On the other hand, if you're somebody like Google or Microsoft who can locate data centers in places like The Dalles, Oregon or Quincy, Washington that are just a stone's throw from major hydroelectric dams or other sources of power, perhaps you can rely on nice clean power all the time.

External power factors may be the least of a data center manager's problems, however. The big concern with eliminating the intermediate isolation is that transients and other power line problems from one power supply can affect the operation of adjacent systems, and this can build up to significant levels if fault isolation and filtering is not supported.

Another issue that bedevils data center managers is the issue with phase balancing. In most AC-powered systems, power is delivered via three phases or legs (A, B, and C phases), each 120° out of phase with each other. At some point (usually the PDU), a neutral conductor is synthesized so that single-phase currents can run from one of these legs to neutral. In a properly balanced system, there will be equal loading on the A leg, the B leg, and the C leg. If the phases are not properly balanced, there are several bad things that can occur, including the following:
  • The neutral point will shift towards the heaviest load, lowering the voltage to the equipment on that line, resulting in premature equipment failure and undervoltage-related errors
  • An imbalanced load may cause excess current to flow over specific conductors and overheat
  • Breakers or other overcurrent mechanisms may trip

Phase imbalance can occur when network administrators do not follow a rigorous process of plugging every third server into alternate phases. Additionally, shifting workloads could cause some servers to be more heavily utilized than others--and phase balancing is almost certainly not a factor considered in allocating applications to specific servers.
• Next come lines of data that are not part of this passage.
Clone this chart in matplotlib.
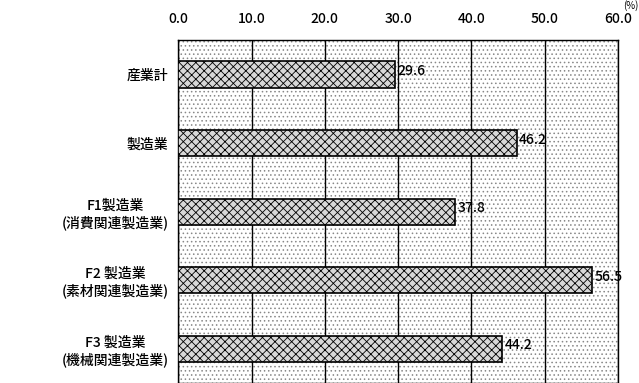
import matplotlib
matplotlib.use('Agg')
import matplotlib.pyplot as plt
from matplotlib.patches import Rectangle

plt.rcParams['font.family'] = ['Noto Sans CJK JP', 'DejaVu Sans']
plt.rcParams['hatch.linewidth'] = 0.6

categories = ['産業計', '製造業', 'F1製造業\n(消費関連製造業)',
              'F2 製造業\n(素材関連製造業)', 'F3 製造業\n(機械関連製造業)']
values = [29.6, 46.2, 37.8, 56.5, 44.2]
xticks = [0, 10, 20, 30, 40, 50, 60]

fig = plt.figure(figsize=(6.39, 3.83), dpi=100)
ax = fig.add_axes([0.279, 0.0, 0.688, 0.895])

# stippled background
ax.add_patch(Rectangle((0, 0), 1, 1, transform=ax.transAxes, facecolor='white',
                       edgecolor='#888888', hatch='....', linewidth=0, zorder=0))

ypos = list(range(len(categories)))
bars = ax.barh(ypos, values, height=0.38, color='#d8d8d8', edgecolor='black',
               hatch='xxxx', linewidth=1.2, zorder=3)

for y, v in zip(ypos, values):
    ax.text(v + 0.3, y - 0.05, '%.1f' % v, va='center', ha='left', fontsize=10,
            fontweight='medium', zorder=4)

ax.set_xlim(0, 60)
ax.set_ylim(len(categories) - 0.5, -0.5)
ax.set_xticks(xticks)
ax.set_xticklabels(['%.1f' % t for t in xticks], fontsize=10, fontweight='medium')
ax.xaxis.tick_top()
ax.tick_params(axis='x', length=0, pad=10)
ax.set_yticks(ypos)
ax.set_yticklabels(categories, fontsize=10, fontweight='medium',
                   multialignment='center')
ax.tick_params(axis='y', length=0, pad=7)
ax.grid(axis='x', color='black', linewidth=1.0, zorder=1)
for s in ax.spines.values():
    s.set_linewidth(1.0)

fig.text(0.999, 1.0, '(%)', fontsize=7, ha='right', va='top')

fig.savefig('out.png', dpi=100)
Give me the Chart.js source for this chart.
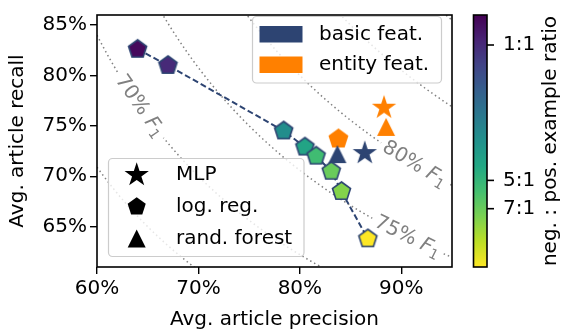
<!DOCTYPE html>
<html>
<head>
<meta charset="utf-8">
<script src="https://cdn.jsdelivr.net/npm/chart.js@4"></script>
<style>
  html, body { margin: 0; padding: 0; background: #fff; }
</style>
</head>
<body>
<canvas id="chart" width="561" height="333"></canvas>
<script>
// log. reg. on basic features, one point per neg:pos training ratio
const lrPrecision = [64.0, 67.0, 78.4, 80.5, 81.6, 83.1, 84.1, 86.7];
const lrRecall    = [82.6, 81.0, 74.5, 72.9, 72.0, 70.5, 68.5, 63.8];
const lrRatio     = [0.75, 1, 3, 4, 5.5, 7, 8, 14];

// single models, [precision, recall]
const basicMlp     = [86.4, 72.3];
const basicForest  = [83.7, 72.2];
const entityMlp    = [88.3, 76.8];
const entityLogReg = [83.8, 73.7];
const entityForest = [88.5, 74.9];

// iso-F1 reference curves and which ones get a label
const f1Levels = [0.65, 0.7, 0.75, 0.8, 0.85, 0.9];
const f1LabelLevels = [0.7, 0.75, 0.8];
const f1LabelPrec   = [64.2, 90.6, 91.3];

const xTicks = [60, 70, 80, 90];
const yTicks = [65, 70, 75, 80, 85];
const ratioMin = 0.7, ratioMax = 14;
const ratioTicks = [1, 5, 7];
const ratioTickLabels = ['1:1', '5:1', '7:1'];

const NAVY = '#2d4472';
const ORANGE = '#ff8000';
const FONT = 'DejaVu Sans';

const viridis = ['#440154', '#482475', '#414487', '#355f8d', '#2a788e', '#21918c',
                 '#22a884', '#44bf70', '#7ad151', '#bddf26', '#fde725'];

function hexRgb(h) {
    return [1, 3, 5].map(i => parseInt(h.substr(i, 2), 16));
}

function ratioColor(r) {
    let t = (Math.log(r) - Math.log(ratioMin)) / (Math.log(ratioMax) - Math.log(ratioMin));
    t = Math.max(0, Math.min(1, t)) * (viridis.length - 1);
    const i = Math.min(Math.floor(t), viridis.length - 2);
    const a = hexRgb(viridis[i]), b = hexRgb(viridis[i + 1]);
    const f = t - i;
    const c = a.map((v, k) => Math.round(v + (b[k] - v) * f));
    return `rgb(${c[0]},${c[1]},${c[2]})`;
}

function shapePath(g, shape, size) {
    g.beginPath();
    if (shape === 'pentagon') {
        for (let k = 0; k < 5; k++) {
            const a = -Math.PI / 2 + k * 2 * Math.PI / 5;
            g.lineTo(size * Math.cos(a), size * Math.sin(a));
        }
    } else if (shape === 'star') {
        for (let k = 0; k < 10; k++) {
            const r = k % 2 ? size * 0.382 : size;
            const a = -Math.PI / 2 + k * Math.PI / 5;
            g.lineTo(r * Math.cos(a), r * Math.sin(a));
        }
    } else {
        g.moveTo(0, -size);
        g.lineTo(size, size);
        g.lineTo(-size, size);
    }
    g.closePath();
}

const SIZES = { pentagon: 9.5, star: 12.8, triangle: 9 };

function marker(shape, fill, edge) {
    const size = SIZES[shape];
    const c = document.createElement('canvas');
    const s = Math.ceil(size * 2 + 6);
    c.width = c.height = s;
    const g = c.getContext('2d');
    g.translate(s / 2, s / 2);
    shapePath(g, shape, size);
    g.fillStyle = fill;
    g.fill();
    if (edge) {
        g.strokeStyle = edge;
        g.lineWidth = 1.6;
        g.stroke();
    }
    return c;
}

function f1Recall(f, p) {
    return f * p / (2 * p / 100 - f);
}

const precSamples = [];
for (let p = 60; p <= 95.001; p += 0.25) precSamples.push(p);

const curveSets = f1Levels.map(f => ({
    data: precSamples.map(p => ({ x: p, y: f1Recall(f, p) })),
    showLine: true,
    borderColor: '#808080',
    borderWidth: 1.5,
    borderDash: [1.5, 3],
    pointRadius: 0,
    order: 10
}));

function point(v) { return [{ x: v[0], y: v[1] }]; }

const datasets = [
    ...curveSets,
    {
        data: lrPrecision.map((p, i) => ({ x: p, y: lrRecall[i] })),
        showLine: true,
        borderColor: NAVY,
        borderWidth: 2,
        borderDash: [6, 3],
        pointRadius: 9,
        pointStyle: lrRatio.map(r => marker('pentagon', ratioColor(r), NAVY)),
        order: 1
    },
    { data: point(basicMlp), pointRadius: 9, pointStyle: marker('star', NAVY), order: 0 },
    { data: point(basicForest), pointRadius: 9, pointStyle: marker('triangle', NAVY), order: 0 },
    { data: point(entityMlp), pointRadius: 9, pointStyle: marker('star', ORANGE), order: 0 },
    { data: point(entityLogReg), pointRadius: 9, pointStyle: marker('pentagon', ORANGE, ORANGE), order: 0 },
    { data: point(entityForest), pointRadius: 9, pointStyle: marker('triangle', ORANGE), order: 0 }
];

function drawF1Labels(chart) {
    const ctx = chart.ctx, xs = chart.scales.x, ys = chart.scales.y;
    const area = chart.chartArea;
    ctx.save();
    ctx.beginPath();
    ctx.rect(area.left, area.top, area.right - area.left, area.bottom - area.top);
    ctx.clip();
    f1LabelLevels.forEach((f, i) => {
        const p = f1LabelPrec[i];
        const px = xs.getPixelForValue(p), py = ys.getPixelForValue(f1Recall(f, p));
        const x1 = xs.getPixelForValue(p - 0.5), y1 = ys.getPixelForValue(f1Recall(f, p - 0.5));
        const x2 = xs.getPixelForValue(p + 0.5), y2 = ys.getPixelForValue(f1Recall(f, p + 0.5));
        const ang = Math.atan2(y2 - y1, x2 - x1);
        const head = Math.round(f * 100) + '% ';
        ctx.save();
        ctx.translate(px, py);
        ctx.rotate(ang);
        ctx.font = `20px "${FONT}"`;
        const w1 = ctx.measureText(head).width;
        ctx.font = `italic 20px "${FONT}"`;
        const w2 = ctx.measureText('F').width;
        ctx.font = `14px "${FONT}"`;
        const w3 = ctx.measureText('1').width;
        const w = w1 + w2 + w3;
        ctx.fillStyle = '#fff';
        ctx.fillRect(-w / 2 - 4, -9, w + 8, 18);
        ctx.fillStyle = '#808080';
        ctx.textBaseline = 'middle';
        ctx.textAlign = 'left';
        ctx.font = `20px "${FONT}"`;
        ctx.fillText(head, -w / 2, 0);
        ctx.font = `italic 20px "${FONT}"`;
        ctx.fillText('F', -w / 2 + w1, 0);
        ctx.font = `14px "${FONT}"`;
        ctx.fillText('1', -w / 2 + w1 + w2, 5);
        ctx.restore();
    });
    ctx.restore();
}

function legendBox(ctx, x, y, w, h) {
    ctx.save();
    ctx.beginPath();
    ctx.roundRect(x, y, w, h, 4);
    ctx.fillStyle = 'rgba(255,255,255,0.8)';
    ctx.fill();
    ctx.strokeStyle = '#cccccc';
    ctx.lineWidth = 1.2;
    ctx.stroke();
    ctx.restore();
}

const extras = {
    id: 'extras',
    afterDatasetDraw(chart, args) {
        if (args.index === 0) drawF1Labels(chart);
    },
    afterDraw(chart) {
        const ctx = chart.ctx, a = chart.chartArea;

        // frame
        ctx.save();
        ctx.strokeStyle = '#000';
        ctx.lineWidth = 1.6;
        ctx.strokeRect(a.left, a.top, a.right - a.left, a.bottom - a.top);
        ctx.restore();

        ctx.save();
        ctx.font = `20px "${FONT}"`;
        ctx.textBaseline = 'middle';
        ctx.textAlign = 'left';

        // feature legend
        legendBox(ctx, 252.5, 16.5, 189, 66.5);
        ctx.fillStyle = NAVY;
        ctx.fillRect(259.5, 26, 43, 16.5);
        ctx.fillStyle = ORANGE;
        ctx.fillRect(259.5, 56.5, 43, 16.5);
        ctx.fillStyle = '#000';
        ctx.fillText('basic feat.', 319, 35);
        ctx.fillText('entity feat.', 319, 65);

        // model legend
        legendBox(ctx, 108.5, 158.5, 195.5, 98);
        const models = [['star', 'MLP'], ['pentagon', 'log. reg.'], ['triangle', 'rand. forest']];
        models.forEach((m, i) => {
            const y = 175 + i * 31.7;
            ctx.save();
            ctx.translate(136.7, y);
            shapePath(ctx, m[0], SIZES[m[0]]);
            ctx.fillStyle = '#000';
            ctx.fill();
            ctx.restore();
            ctx.fillStyle = '#000';
            ctx.fillText(m[1], 176, y);
        });

        // colorbar
        const cb = chart.scales.cb;
        const bx = a.right + 21.5, bw = 13.5;
        for (let y = Math.floor(cb.top); y < cb.bottom; y++) {
            ctx.fillStyle = ratioColor(cb.getValueForPixel(y + 0.5));
            ctx.fillRect(bx, y, bw, 1);
        }
        ctx.strokeStyle = '#000';
        ctx.lineWidth = 1.6;
        ctx.strokeRect(bx, cb.top, bw, cb.bottom - cb.top);
        ratioTicks.forEach((r, i) => {
            const y = cb.getPixelForValue(r);
            ctx.beginPath();
            ctx.moveTo(bx + bw, y);
            ctx.lineTo(bx + bw + 7, y);
            ctx.stroke();
            ctx.fillStyle = '#000';
            ctx.fillText(ratioTickLabels[i], bx + bw + 16, y);
        });
        ctx.translate(551, (cb.top + cb.bottom) / 2);
        ctx.rotate(-Math.PI / 2);
        ctx.textAlign = 'center';
        ctx.fillText('neg. : pos. example ratio', 0, 0);
        ctx.restore();
    }
};

const tickFont = { family: FONT, size: 20 };

new Chart(document.getElementById('chart'), {
    type: 'scatter',
    data: { datasets },
    options: {
        responsive: false,
        animation: false,
        devicePixelRatio: 1,
        layout: { padding: { left: 0, right: 109, top: 7, bottom: 0 } },
        plugins: { legend: { display: false }, tooltip: { enabled: false } },
        scales: {
            x: {
                type: 'linear',
                min: 60,
                max: 95,
                afterBuildTicks: s => { s.ticks = xTicks.map(v => ({ value: v })); },
                afterFit: s => { s.height = 66; },
                border: { display: false },
                grid: { display: true, drawOnChartArea: false, drawTicks: true, tickLength: 7, color: '#000', lineWidth: 1.4 },
                ticks: { font: tickFont, color: '#000', padding: 3, maxRotation: 0, callback: v => v + '%' },
                title: { display: true, text: 'Avg. article precision', font: tickFont, color: '#000', padding: { top: 0, bottom: 1 } }
            },
            y: {
                type: 'linear',
                min: 61,
                max: 86,
                afterBuildTicks: s => { s.ticks = yTicks.map(v => ({ value: v })); },
                afterFit: s => { s.width = 97; },
                border: { display: false },
                grid: { display: true, drawOnChartArea: false, drawTicks: true, tickLength: 7, color: '#000', lineWidth: 1.4 },
                ticks: { font: tickFont, color: '#000', padding: 3, callback: v => v + '%' },
                title: { display: true, text: 'Avg. article recall', font: tickFont, color: '#000', padding: { top: 6, bottom: 0 } }
            },
            cb: {
                type: 'logarithmic',
                position: 'right',
                display: false,
                min: ratioMin,
                max: ratioMax,
                reverse: true
            }
        }
    },
    plugins: [extras]
});
</script>
</body>
</html>
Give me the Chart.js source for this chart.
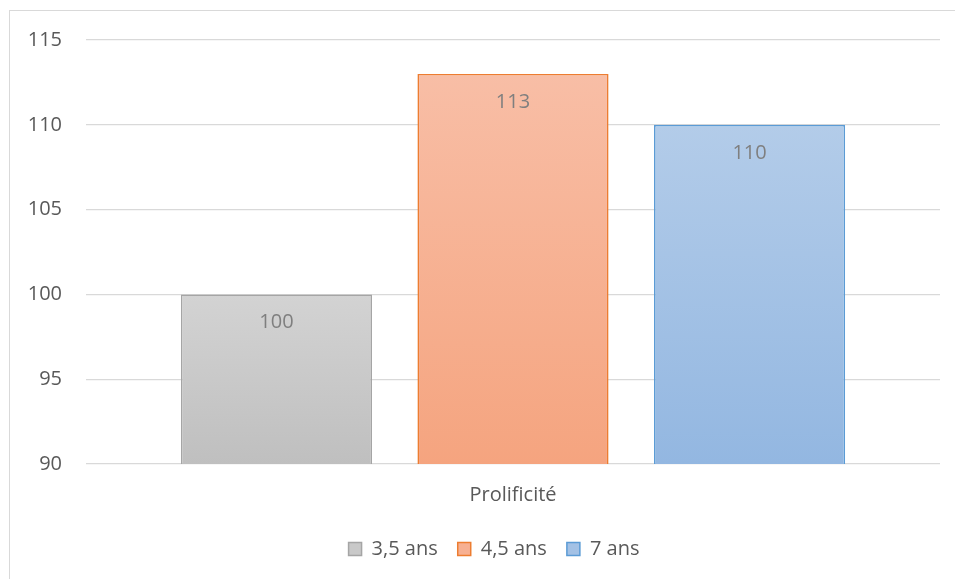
<!DOCTYPE html>
<html>
<head>
<meta charset="utf-8">
<script src="https://cdn.jsdelivr.net/npm/chart.js@4.4.0/dist/chart.umd.min.js"></script>
<style>
  body { margin: 0; background: #fff; }
  #wrap { position: relative; width: 955px; height: 579px; overflow: hidden; }
  #cadre { position: absolute; left: 9px; top: 10px; width: 1000px; height: 600px;
           border-left: 1.5px solid #d9d9d9; border-top: 1.5px solid #d9d9d9; pointer-events: none; }
  canvas { position: absolute; left: 0; top: 0; }
</style>
</head>
<body>
<div id="wrap">
  <canvas id="graphique" width="955" height="579"></canvas>
  <div id="cadre"></div>
</div>
<script>
const categories = ['Prolificité'];
const series = ['3,5 ans', '4,5 ans', '7 ans'];
const valeurs35 = [100];
const valeurs45 = [113];
const valeurs7 = [110];

const couleurs = [
  { haut: '#d3d3d3', bas: '#bfbfbf', bord: '#a5a5a5', legende: '#c9c9c9' },
  { haut: '#f8bea6', bas: '#f5a47f', bord: '#ed7d31', legende: '#f7b092' },
  { haut: '#b3cce9', bas: '#93b7e1', bord: '#5b9bd5', legende: '#a3c1e5' }
];

function degrade(i) {
  return function (context) {
    const chart = context.chart;
    const y = chart.scales.y;
    if (!chart.chartArea || !y) return couleurs[i].bas;
    const v = context.raw;
    const haut = y.getPixelForValue(v);
    const bas = y.getPixelForValue(y.min);
    const g = chart.ctx.createLinearGradient(0, haut, 0, bas);
    g.addColorStop(0, couleurs[i].haut);
    g.addColorStop(1, couleurs[i].bas);
    return g;
  };
}

const etiquettes = {
  id: 'etiquettes',
  afterDatasetsDraw(chart) {
    const ctx = chart.ctx;
    ctx.save();
    ctx.font = '20px "Open Sans"';
    ctx.fillStyle = '#7f7f7f';
    ctx.textAlign = 'center';
    ctx.textBaseline = 'middle';
    chart.data.datasets.forEach((ds, i) => {
      chart.getDatasetMeta(i).data.forEach((bar, j) => {
        ctx.fillText(ds.data[j], bar.x, bar.y + 28);
      });
    });
    ctx.restore();
  }
};

const decalageLegende = {
  id: 'decalageLegende',
  afterLayout(chart) {
    chart.legend.left += 24;
    chart.legend.right += 24;
  }
};

const ctx = document.getElementById('graphique').getContext('2d');
const grafico = new Chart(ctx, {
  type: 'bar',
  data: {
    labels: categories,
    datasets: [
      { label: series[0], data: valeurs35, backgroundColor: degrade(0), borderColor: couleurs[0].bord },
      { label: series[1], data: valeurs45, backgroundColor: degrade(1), borderColor: couleurs[1].bord },
      { label: series[2], data: valeurs7, backgroundColor: degrade(2), borderColor: couleurs[2].bord }
    ]
  },
  options: {
    responsive: false,
    animation: false,
    datasets: {
      bar: {
        borderWidth: 1.6,
        borderSkipped: false,
        categoryPercentage: 0.831,
        barPercentage: 0.808
      }
    },
    layout: { padding: { top: 40, right: 15, bottom: 10, left: 0 } },
    scales: {
      x: {
        grid: { display: false },
        border: { display: false },
        ticks: { color: '#595959', font: { family: 'Open Sans', size: 20 }, padding: 11 },
        afterFit(scale) { scale.height = 55; }
      },
      y: {
        min: 90,
        max: 115,
        ticks: { stepSize: 5, color: '#595959', font: { family: 'Open Sans', size: 20 }, padding: 24 },
        grid: { color: '#d9d9d9', lineWidth: 1.3, drawTicks: false },
        border: { display: false },
        afterFit(scale) { scale.width = 86; }
      }
    },
    plugins: {
      tooltip: { enabled: false },
      legend: {
        position: 'bottom',
        labels: {
          color: '#595959',
          font: { family: 'Open Sans', size: 20 },
          boxWidth: 13,
          boxHeight: 13,
          padding: 20,
          generateLabels(chart) {
            return chart.data.datasets.map((ds, i) => ({
              text: ds.label,
              fillStyle: couleurs[i].legende,
              strokeStyle: couleurs[i].bord,
              lineWidth: 1.5,
              fontColor: '#595959',
              hidden: false,
              datasetIndex: i
            }));
          }
        }
      }
    }
  },
  plugins: [etiquettes, decalageLegende]
});
</script>
</body>
</html>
An even more pernicious issue can arise with systems employing redundant power supplies, such as blade servers: in an attempt to maximize efficiency, management software may shut down certain power supplies to maximize load on the remaining power supplies--all without considering what the impact to phase balancing is when the load is not equally shared among all power supplies.

Data centers that employ conventional PDUs don't generally have these issues (or have them at lesser severity), since the PDUs and their transformers are usually designed to handle significant phase imbalances without creating problems.

Additional considerations with the Google battery-backed server approach:

  • Acid risks from thousands of individual tiny batteries (i.e., cracked cases in thinner-walled batteries)
  • Shorting risks from batteries that can deliver thousands of amps of current for a short period
  • More items to monitor, or higher risks of silent failures (albeit with smaller failure domains) when you most need the batteries

This is a complex issue. I'm not convinced that Google has determined the optimal solution, but kudos to them for finally being willing to publicly discuss some of what they consider to be best practices. Collectively, we can learn bits and pieces from different sources that could end up delivering more efficient services.

--kb

Saturday, April 4, 2009

Evaluating Google's Battery-backed Server Approach

As noted previously, Google has disclosed that they put batteries on every server (see this picture of a Google rack), essentially powering their servers like the way laptops have traditionally been powered. The batteries are needed on laptops because they need to be mobile, which is not generally a consideration for servers.
Are batteries in servers a good idea?

There are some definite advantages in Google's approach:
  1. No need to pay for UPS systems (saves CapEx dollars)
  2. Eliminates two conversion stages found in a traditional AC double-conversion UPS
  3. Reduces dedicated floor space/real estate commonly devoted to UPS/battery rooms
  4. Localizes fault domains for a failed server to just one server
  5. Scales linearly with the number of servers deployed

All of these add up to a solution that works just as well for one server as it does for one thousand servers. Coupled with Google's efforts to increase energy efficiency through founding and support for the Climate Savers Computing Initiative (CSCI) and its target of 92% power supply efficiency, this solution appears to be very efficient.

However, there are some down sides to Google's approach:

  1. A lot of batteries to wire up and monitor
  2. Increased air impedance from blocking airflow
  3. Lower battery reliability with increased ambient temperatures
  4. Higher environmental impact due to increased battery materials
  5. Individual server supplies are exposed to a higher level of power transients and harmonics
  6. Potential phase imbalances and stranded power in data centers

Issue #1 is self-obvious. Issue #2 can be seen from this picture from Green Data Center Blog; the physical mass of the batteries blocks a good portion of the air space in front of the server, which increases the resistance and in turn requires more fan power to move the same amount of air.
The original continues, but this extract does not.